__Stated task__.
State how many lines of the entries hold the string "this", and output nothing but that count.
▬▬▬▬▬▬
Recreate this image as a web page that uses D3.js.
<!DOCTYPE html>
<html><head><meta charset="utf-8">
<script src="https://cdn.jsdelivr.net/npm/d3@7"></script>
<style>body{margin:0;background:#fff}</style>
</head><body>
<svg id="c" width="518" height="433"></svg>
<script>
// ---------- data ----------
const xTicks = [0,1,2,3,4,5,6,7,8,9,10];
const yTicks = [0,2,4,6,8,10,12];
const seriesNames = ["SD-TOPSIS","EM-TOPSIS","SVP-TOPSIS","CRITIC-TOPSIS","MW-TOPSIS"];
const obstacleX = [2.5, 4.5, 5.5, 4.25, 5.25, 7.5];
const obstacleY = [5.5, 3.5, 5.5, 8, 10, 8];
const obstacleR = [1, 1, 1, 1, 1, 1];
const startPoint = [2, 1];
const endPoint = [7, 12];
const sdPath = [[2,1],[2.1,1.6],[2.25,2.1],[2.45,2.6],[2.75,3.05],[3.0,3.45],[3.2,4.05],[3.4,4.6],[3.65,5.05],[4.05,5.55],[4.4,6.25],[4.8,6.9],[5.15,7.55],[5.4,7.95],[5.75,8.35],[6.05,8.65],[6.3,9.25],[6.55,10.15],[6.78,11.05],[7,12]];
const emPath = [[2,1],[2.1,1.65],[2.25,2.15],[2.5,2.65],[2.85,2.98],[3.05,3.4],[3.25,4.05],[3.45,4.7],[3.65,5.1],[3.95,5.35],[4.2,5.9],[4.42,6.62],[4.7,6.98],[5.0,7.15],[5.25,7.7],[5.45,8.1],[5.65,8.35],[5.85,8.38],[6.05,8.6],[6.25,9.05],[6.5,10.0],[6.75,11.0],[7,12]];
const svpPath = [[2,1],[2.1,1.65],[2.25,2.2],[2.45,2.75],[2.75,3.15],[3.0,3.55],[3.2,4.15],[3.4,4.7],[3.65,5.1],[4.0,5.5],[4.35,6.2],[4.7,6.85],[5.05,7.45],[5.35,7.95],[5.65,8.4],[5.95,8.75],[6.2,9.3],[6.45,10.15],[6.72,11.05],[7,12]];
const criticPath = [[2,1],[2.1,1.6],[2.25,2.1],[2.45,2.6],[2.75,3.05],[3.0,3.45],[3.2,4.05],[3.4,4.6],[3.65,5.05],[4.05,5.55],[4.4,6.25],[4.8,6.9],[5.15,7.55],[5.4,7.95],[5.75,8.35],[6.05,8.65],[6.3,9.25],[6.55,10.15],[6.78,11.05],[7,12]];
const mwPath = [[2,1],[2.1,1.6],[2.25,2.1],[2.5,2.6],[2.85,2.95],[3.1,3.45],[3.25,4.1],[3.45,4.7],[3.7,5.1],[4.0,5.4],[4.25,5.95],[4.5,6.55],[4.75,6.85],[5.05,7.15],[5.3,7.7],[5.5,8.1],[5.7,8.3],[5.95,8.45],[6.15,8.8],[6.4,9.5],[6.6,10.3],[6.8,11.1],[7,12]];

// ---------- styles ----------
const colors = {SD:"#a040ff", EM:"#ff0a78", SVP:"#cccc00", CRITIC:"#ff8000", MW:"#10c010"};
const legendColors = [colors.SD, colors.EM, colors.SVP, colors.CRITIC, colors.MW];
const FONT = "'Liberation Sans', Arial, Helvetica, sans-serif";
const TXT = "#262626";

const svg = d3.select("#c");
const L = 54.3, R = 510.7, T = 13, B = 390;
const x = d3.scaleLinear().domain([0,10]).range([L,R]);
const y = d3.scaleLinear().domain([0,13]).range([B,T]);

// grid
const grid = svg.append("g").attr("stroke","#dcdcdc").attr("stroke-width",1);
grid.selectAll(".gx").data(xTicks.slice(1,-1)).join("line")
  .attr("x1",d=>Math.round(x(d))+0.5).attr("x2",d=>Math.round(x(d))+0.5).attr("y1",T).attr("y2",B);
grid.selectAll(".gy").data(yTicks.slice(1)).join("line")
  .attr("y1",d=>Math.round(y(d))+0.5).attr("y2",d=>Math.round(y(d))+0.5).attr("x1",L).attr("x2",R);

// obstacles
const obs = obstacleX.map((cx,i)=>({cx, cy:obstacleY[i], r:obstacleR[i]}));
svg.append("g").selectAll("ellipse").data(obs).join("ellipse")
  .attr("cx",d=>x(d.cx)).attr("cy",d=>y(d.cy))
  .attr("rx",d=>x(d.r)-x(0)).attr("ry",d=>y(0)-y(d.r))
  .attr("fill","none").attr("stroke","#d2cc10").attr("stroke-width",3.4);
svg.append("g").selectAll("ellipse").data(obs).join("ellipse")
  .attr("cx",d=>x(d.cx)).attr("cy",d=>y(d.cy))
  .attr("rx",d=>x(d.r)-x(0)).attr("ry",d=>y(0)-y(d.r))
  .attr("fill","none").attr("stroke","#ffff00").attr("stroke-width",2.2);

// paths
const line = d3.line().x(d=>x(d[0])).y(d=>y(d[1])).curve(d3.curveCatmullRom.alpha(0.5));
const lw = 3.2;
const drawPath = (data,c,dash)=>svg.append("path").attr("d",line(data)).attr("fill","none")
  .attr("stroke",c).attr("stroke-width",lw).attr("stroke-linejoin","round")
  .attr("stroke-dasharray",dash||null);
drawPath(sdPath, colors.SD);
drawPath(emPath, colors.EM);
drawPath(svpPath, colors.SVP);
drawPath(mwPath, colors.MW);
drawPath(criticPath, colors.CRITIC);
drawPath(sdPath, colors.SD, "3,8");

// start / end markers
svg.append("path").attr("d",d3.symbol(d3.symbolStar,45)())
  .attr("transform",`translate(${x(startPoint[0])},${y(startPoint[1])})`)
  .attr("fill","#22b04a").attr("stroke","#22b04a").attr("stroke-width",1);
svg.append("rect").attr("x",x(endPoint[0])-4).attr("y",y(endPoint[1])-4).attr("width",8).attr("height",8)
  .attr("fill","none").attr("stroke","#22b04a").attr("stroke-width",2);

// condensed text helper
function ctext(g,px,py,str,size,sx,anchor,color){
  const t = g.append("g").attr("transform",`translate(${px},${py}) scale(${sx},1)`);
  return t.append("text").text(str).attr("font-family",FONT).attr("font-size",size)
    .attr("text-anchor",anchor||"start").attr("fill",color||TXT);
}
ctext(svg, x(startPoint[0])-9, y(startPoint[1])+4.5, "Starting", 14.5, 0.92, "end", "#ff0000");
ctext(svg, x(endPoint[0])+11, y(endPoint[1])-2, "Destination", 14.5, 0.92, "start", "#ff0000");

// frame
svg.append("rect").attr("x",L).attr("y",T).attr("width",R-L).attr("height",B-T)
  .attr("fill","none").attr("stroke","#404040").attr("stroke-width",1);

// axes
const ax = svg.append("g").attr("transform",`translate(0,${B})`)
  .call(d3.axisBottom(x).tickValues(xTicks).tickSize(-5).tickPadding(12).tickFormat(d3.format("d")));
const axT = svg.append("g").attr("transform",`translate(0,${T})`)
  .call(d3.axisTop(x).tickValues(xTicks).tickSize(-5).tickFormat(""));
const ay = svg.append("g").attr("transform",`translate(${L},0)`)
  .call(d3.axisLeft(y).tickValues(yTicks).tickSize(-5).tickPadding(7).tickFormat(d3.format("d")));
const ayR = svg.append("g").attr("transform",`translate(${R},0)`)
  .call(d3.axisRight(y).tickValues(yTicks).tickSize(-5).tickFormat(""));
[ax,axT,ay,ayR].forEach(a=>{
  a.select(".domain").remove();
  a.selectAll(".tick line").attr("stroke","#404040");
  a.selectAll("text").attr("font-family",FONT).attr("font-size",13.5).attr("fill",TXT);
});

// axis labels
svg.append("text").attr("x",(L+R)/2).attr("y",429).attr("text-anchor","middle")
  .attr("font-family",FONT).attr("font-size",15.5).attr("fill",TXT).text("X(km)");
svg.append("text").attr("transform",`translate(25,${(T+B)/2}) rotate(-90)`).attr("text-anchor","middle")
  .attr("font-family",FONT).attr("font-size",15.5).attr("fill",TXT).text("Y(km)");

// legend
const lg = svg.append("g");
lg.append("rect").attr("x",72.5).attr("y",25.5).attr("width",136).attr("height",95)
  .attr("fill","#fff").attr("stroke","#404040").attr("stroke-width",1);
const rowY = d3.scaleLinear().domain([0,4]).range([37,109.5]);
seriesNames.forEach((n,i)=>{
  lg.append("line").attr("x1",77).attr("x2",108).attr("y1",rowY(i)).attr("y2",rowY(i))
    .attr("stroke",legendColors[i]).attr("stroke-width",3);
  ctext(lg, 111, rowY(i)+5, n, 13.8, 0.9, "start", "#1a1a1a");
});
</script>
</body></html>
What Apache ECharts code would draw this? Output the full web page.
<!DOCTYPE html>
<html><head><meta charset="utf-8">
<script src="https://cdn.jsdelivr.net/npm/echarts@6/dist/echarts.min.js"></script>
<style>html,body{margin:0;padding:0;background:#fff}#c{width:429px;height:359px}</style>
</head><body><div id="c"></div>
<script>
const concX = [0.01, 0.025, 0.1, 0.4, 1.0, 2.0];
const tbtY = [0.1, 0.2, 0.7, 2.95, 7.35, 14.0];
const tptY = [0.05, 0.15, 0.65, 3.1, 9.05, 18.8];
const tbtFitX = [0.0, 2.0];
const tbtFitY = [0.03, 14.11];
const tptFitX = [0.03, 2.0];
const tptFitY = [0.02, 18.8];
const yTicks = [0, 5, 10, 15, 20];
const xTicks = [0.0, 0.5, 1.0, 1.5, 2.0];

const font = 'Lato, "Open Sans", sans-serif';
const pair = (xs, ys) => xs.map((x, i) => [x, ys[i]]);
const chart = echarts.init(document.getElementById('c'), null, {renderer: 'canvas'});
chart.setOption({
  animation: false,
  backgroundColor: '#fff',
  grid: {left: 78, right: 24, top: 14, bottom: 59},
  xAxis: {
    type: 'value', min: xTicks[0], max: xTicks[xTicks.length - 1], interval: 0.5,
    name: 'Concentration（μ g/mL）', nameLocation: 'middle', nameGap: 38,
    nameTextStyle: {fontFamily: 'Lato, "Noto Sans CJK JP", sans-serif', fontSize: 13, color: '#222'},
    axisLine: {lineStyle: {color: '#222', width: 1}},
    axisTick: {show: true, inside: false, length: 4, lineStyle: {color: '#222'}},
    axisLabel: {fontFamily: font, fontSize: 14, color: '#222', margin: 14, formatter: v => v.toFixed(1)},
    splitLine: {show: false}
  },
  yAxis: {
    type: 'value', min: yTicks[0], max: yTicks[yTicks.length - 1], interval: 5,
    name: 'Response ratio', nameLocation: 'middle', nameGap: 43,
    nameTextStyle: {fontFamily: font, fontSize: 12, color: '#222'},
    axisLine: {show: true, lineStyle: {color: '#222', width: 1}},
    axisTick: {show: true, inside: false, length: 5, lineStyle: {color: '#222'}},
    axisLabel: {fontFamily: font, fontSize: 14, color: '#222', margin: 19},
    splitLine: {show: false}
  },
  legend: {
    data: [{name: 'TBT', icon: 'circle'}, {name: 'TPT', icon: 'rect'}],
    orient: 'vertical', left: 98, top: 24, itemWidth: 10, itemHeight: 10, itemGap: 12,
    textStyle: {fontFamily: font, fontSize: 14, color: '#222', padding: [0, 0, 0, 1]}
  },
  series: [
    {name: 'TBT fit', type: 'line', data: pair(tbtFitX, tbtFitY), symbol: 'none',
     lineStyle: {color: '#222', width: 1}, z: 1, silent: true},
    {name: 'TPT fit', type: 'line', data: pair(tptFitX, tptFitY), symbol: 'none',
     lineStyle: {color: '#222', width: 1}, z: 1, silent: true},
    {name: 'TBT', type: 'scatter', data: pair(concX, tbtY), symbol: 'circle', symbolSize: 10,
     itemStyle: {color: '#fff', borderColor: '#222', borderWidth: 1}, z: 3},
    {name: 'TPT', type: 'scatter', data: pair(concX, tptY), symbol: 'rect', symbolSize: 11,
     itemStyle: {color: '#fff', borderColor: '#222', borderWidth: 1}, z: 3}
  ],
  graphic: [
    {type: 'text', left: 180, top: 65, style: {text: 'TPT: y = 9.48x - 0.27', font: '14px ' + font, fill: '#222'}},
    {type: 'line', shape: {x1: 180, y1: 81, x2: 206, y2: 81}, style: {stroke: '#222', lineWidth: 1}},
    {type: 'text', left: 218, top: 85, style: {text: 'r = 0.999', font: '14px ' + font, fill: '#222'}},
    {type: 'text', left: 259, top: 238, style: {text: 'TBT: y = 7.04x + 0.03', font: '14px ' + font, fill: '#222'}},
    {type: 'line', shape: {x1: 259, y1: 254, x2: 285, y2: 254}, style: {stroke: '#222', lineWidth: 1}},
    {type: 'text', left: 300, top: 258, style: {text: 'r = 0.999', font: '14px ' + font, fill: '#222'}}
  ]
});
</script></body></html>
▬▬▬▬▬▬
__Result of the task__.
2